Ob die Stimmzettel-Miss-Marple des BSW das so einfach akzeptieren wird, steht selbstredend auf einem anderen Blatt. In ihrer intellektuellen Heimat Russland blickten wir zuletzt der "am stärksten manipulierten Wahl seit 30 Jahren" entgegen. Das sagt jedenfalls Russland-Expertin Sabine Fischer (nicht verwandt oder verschwägert mit Ex-Außenminister Joschka Fischer, Atemwegs-Spezialistin Helene Fischer oder Fallrückzieherlegende Klaus Fischer). Vor diesem Hintergrund scheint verständlich, dass sich Team Wagenknecht mit dem Gedanken, bei unseren Wahlen würde alles mit sogenannten rechten Dingen zugehen, grundsätzlich schwertut.
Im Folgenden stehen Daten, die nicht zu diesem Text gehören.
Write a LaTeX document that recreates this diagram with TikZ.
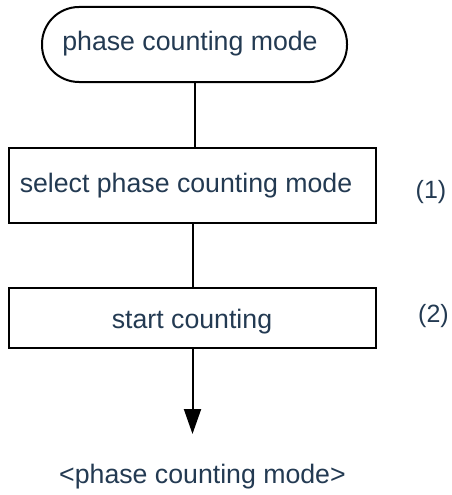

Nur 2G im Bundestag - Gauland und Gysi

Das alles hinderte die "Arbeitsgruppe bedingungsloses Grundeinkommen" (im Volksmund auch die Linke genannt), nicht daran, Gregor Gysi ins Bundestagsposten-Rennen zu schicken. Und der cashte ordentlich ab. Als Erstes schnappte Gysi Alexander Gauland nämlich per hausordnungsrelevantem Taschenspielertrick die Position des Alterspräsidenten vor der Nase weg. Ein Skandal. Sagt zumindest die AfD. Gysi ist nämlich erst muntere 77 Jahre alt, Gauland aber schon 84. Und die landläufige Definition von "Alterspräsident" lautet: der Älteste. Schnell war man sich abseits der AfD aber fraktionsübergreifend einig, "Alterspräsident" bedeute selbstverständlich nicht: der betagteste Abgeordnete. Sondern fraglos: der mit der längsten Zugehörigkeit zum Parlament. Steht auch seit 2017 so in der Geschäftsordnung des Bundestags. Ja, ja. Mit der AfD kann man es ja machen. Danke, Merkel. Danke, Deutschland GmbH.
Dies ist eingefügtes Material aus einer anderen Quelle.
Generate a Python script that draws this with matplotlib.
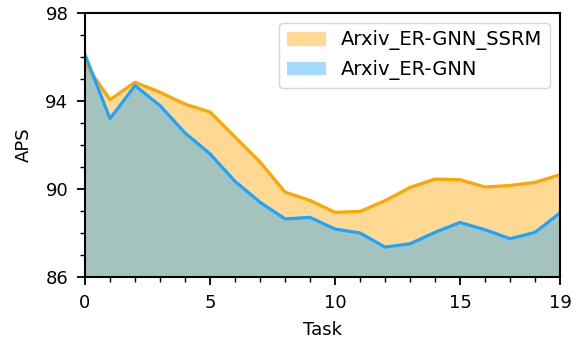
import matplotlib
matplotlib.use("Agg")
import matplotlib.pyplot as plt
import numpy as np

tasks = list(range(20))
ssrm = [95.7, 94.06, 94.85, 94.4, 93.86, 93.5, 92.36, 91.23, 89.86, 89.48,
        88.94, 88.98, 89.47, 90.07, 90.45, 90.42, 90.09, 90.16, 90.3, 90.65]
base = [96.1, 93.2, 94.7, 93.79, 92.55, 91.6, 90.35, 89.4, 88.64, 88.71,
        88.18, 88.0, 87.36, 87.51, 88.03, 88.48, 88.15, 87.74, 88.03, 88.91]
labels = ["Arxiv_ER-GNN_SSRM", "Arxiv_ER-GNN"]
xticks = [0, 5, 10, 15, 19]
yticks = [86, 90, 94, 98]

orange = "#FFA500"
blue = "#1EA4FF"

fig = plt.figure(figsize=(5.81, 3.43), dpi=100)
ax = fig.add_axes([85/581, 1-277/343, (560-85)/581, (277-13)/343])

ax.fill_between(tasks, 86, ssrm, color=orange, alpha=0.42, linewidth=0, label=labels[0])
ax.plot(tasks, ssrm, color=orange, linewidth=2.3)
ax.fill_between(tasks, 86, base, color=blue, alpha=0.4, linewidth=0, label=labels[1])
ax.plot(tasks, base, color=blue, linewidth=2.3)

ax.set_xlim(0, 19)
ax.set_ylim(86, 98)
ax.set_xticks(xticks)
ax.set_yticks(yticks)
ax.set_xticks(tasks, minor=True)
ax.set_yticks(np.arange(86, 99, 1), minor=True)
ax.tick_params(which="major", length=6, width=1.3, labelsize=13, pad=6)
ax.tick_params(which="minor", length=3.5, width=1.0)
for s in ax.spines.values():
    s.set_linewidth(1.5)
ax.set_xlabel("Task", fontsize=13, labelpad=7)
ax.set_ylabel("APS", fontsize=13, labelpad=9)
ax.legend(loc="upper right", fontsize=14)

fig.savefig("out.png", dpi=100)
Geschäftsordnung hin oder her, in der Disziplin Bundestagszugehörigkeit blickt Gysi auf über 30 Jahre zurück. Als er erstmals in den Bundestag einzog, lief Gauland noch mit der politischen Trommel der Bedeutungslosigkeit um den Weihnachtsbaum. Und der stand in der hessischen Staatskanzlei. Übrigens damals noch als CDU-Mitglied. 40 Jahre verbrachte er in der Partei, die zum Dank heute nicht mit ihm koalieren will. Seine neue Frühstücksdirektor-Position bescherte Gysi dann auch gleich die Ehre, den neuen Bundestag mit einer Rede offiziell zu eröffnen. Nach 30 Jahren endlich Premiere für Gysi: eine Rede ohne nerviges Zeitlimit. Mit dieser spießigen Zwangsverknappung von Redezeit war sein legendärer Redeschwall in den vergangenen Dekaden regelmäßig kollidiert.
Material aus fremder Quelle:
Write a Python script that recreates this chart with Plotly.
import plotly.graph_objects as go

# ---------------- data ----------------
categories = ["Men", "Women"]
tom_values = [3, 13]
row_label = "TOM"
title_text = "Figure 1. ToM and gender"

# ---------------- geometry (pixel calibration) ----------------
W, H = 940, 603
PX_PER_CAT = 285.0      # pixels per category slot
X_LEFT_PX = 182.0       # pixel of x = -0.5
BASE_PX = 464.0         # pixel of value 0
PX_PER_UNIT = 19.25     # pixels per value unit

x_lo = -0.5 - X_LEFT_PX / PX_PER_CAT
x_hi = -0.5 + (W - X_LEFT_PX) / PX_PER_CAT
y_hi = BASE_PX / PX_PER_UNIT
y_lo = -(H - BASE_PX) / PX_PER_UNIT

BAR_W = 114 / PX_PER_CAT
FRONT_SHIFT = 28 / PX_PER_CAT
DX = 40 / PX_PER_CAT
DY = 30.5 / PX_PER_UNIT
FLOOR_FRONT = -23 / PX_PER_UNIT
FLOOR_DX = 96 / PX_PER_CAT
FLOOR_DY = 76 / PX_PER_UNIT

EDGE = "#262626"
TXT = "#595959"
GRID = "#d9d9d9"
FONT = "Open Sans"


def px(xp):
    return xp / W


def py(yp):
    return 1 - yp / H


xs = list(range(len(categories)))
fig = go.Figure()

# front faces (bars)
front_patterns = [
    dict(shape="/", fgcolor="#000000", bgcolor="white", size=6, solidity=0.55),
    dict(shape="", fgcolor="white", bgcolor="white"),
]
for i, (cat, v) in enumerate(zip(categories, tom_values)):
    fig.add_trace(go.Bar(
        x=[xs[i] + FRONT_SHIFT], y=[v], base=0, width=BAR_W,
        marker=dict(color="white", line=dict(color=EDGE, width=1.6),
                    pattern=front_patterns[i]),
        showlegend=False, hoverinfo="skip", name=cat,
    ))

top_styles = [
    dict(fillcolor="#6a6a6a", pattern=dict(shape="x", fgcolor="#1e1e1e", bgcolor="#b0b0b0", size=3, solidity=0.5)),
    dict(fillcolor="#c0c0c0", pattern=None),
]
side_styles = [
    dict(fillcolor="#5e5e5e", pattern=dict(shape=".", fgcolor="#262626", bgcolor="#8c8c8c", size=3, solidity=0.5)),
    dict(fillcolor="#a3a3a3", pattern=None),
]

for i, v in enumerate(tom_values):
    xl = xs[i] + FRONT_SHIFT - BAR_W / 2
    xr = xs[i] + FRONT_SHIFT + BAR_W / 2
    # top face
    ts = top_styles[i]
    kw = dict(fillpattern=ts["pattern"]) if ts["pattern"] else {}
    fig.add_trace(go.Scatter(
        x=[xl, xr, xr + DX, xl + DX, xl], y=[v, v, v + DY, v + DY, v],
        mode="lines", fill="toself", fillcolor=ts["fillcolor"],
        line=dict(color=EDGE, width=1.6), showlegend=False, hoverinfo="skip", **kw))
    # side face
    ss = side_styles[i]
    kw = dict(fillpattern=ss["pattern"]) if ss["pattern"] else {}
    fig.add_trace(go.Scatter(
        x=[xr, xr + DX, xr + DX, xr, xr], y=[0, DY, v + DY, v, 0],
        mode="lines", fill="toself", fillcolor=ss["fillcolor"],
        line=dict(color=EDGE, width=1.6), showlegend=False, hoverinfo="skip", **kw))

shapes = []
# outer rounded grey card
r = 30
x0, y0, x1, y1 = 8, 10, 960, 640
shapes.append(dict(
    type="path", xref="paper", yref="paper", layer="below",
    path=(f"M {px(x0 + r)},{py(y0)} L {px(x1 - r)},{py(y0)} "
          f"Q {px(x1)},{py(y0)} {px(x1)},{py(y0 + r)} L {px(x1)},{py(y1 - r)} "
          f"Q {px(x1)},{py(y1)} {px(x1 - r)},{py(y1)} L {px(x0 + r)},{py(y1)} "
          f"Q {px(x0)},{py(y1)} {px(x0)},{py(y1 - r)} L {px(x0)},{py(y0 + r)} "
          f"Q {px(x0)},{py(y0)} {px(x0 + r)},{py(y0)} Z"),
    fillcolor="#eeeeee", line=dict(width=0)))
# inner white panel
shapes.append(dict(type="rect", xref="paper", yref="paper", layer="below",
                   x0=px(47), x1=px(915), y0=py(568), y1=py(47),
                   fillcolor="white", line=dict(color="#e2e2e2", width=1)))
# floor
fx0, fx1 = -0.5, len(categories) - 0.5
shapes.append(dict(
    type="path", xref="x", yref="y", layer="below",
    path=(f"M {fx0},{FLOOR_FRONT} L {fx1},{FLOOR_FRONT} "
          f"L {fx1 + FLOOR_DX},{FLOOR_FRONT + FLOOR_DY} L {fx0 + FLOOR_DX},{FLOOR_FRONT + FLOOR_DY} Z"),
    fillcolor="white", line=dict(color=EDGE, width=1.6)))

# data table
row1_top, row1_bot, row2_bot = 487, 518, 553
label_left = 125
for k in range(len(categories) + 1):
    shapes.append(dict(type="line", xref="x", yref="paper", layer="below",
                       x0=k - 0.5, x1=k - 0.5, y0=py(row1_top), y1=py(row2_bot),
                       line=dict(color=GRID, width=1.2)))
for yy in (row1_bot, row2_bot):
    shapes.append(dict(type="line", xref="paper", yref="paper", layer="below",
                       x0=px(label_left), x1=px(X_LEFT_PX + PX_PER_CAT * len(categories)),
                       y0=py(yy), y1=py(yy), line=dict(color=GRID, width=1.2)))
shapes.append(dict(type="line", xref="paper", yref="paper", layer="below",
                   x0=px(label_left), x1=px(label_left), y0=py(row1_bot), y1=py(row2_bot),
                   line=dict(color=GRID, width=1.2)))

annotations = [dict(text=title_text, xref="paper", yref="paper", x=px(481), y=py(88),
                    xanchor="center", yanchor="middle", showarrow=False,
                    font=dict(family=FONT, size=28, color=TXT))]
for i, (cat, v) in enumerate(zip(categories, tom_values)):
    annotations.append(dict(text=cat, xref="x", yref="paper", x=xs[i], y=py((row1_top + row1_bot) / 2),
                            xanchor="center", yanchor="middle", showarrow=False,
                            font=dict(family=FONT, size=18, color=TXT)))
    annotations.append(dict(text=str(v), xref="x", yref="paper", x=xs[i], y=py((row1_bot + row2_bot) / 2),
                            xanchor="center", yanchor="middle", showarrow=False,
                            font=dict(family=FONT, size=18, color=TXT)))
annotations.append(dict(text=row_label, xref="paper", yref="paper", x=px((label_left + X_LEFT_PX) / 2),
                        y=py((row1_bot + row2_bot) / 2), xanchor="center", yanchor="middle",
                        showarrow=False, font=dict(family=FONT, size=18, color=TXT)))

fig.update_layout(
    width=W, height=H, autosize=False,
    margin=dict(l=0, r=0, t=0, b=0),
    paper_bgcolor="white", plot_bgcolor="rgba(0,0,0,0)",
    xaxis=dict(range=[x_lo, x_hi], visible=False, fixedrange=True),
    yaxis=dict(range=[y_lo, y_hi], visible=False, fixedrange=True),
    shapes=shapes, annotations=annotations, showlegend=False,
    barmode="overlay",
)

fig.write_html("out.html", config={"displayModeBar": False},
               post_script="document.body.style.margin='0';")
In seinem viel beachteten Vortrag gab er den überparteilichen Staatsmann und appellierte an einiges, vor allem an unsere Integrität: "Im Übrigen müssen wir alle ehrlicher werden!" Ob diese neue Ehrlichkeit auch die Frage nach dem Verbleib des gigantischen SED-Vermögens inkludiert, ließ Gysi offen. Wo die Milliarden verblieben waren, über die die SED-Nachfolgepartei PDS nach dem Zusammenbruch der DDR verfügte, wurde nie zufriedenstellend geklärt. Als vor 35 Jahren der Staatsvertrag über die Währungs-, Wirtschafts- und Sozialunion in Kraft trat, hockte die SED-Nachfolgepartei PDS auf Bankvermögen, Beteiligungen, Immobilien und anderen Vermögenswerten in Milliardenhöhe, von denen heute größtenteils jede Spur fehlt. Vorsitzender der PDS damals, so viel Zeit muss sein: Gregor Gysi. Wie vertrauensbildend sich Gysis repräsentative Alterspräsidentschaft nun also auf das zu regierende Volk auswirkt, bleibt abzuwarten. Eine Revolution scheint aber weitestgehend unwahrscheinlich. Stellen wir uns also auf eine Legislaturperiode ein, in der wir Gregor Gysi häufig in genau dem Metier sehen werden, das er am besten beherrscht: die launische Rede vor Publikum. Vielleicht verrät er uns bei Gelegenheit ja sogar, ob Erich Honecker ein Vogelschiss in der tausendjährigen deutschen Geschichte war.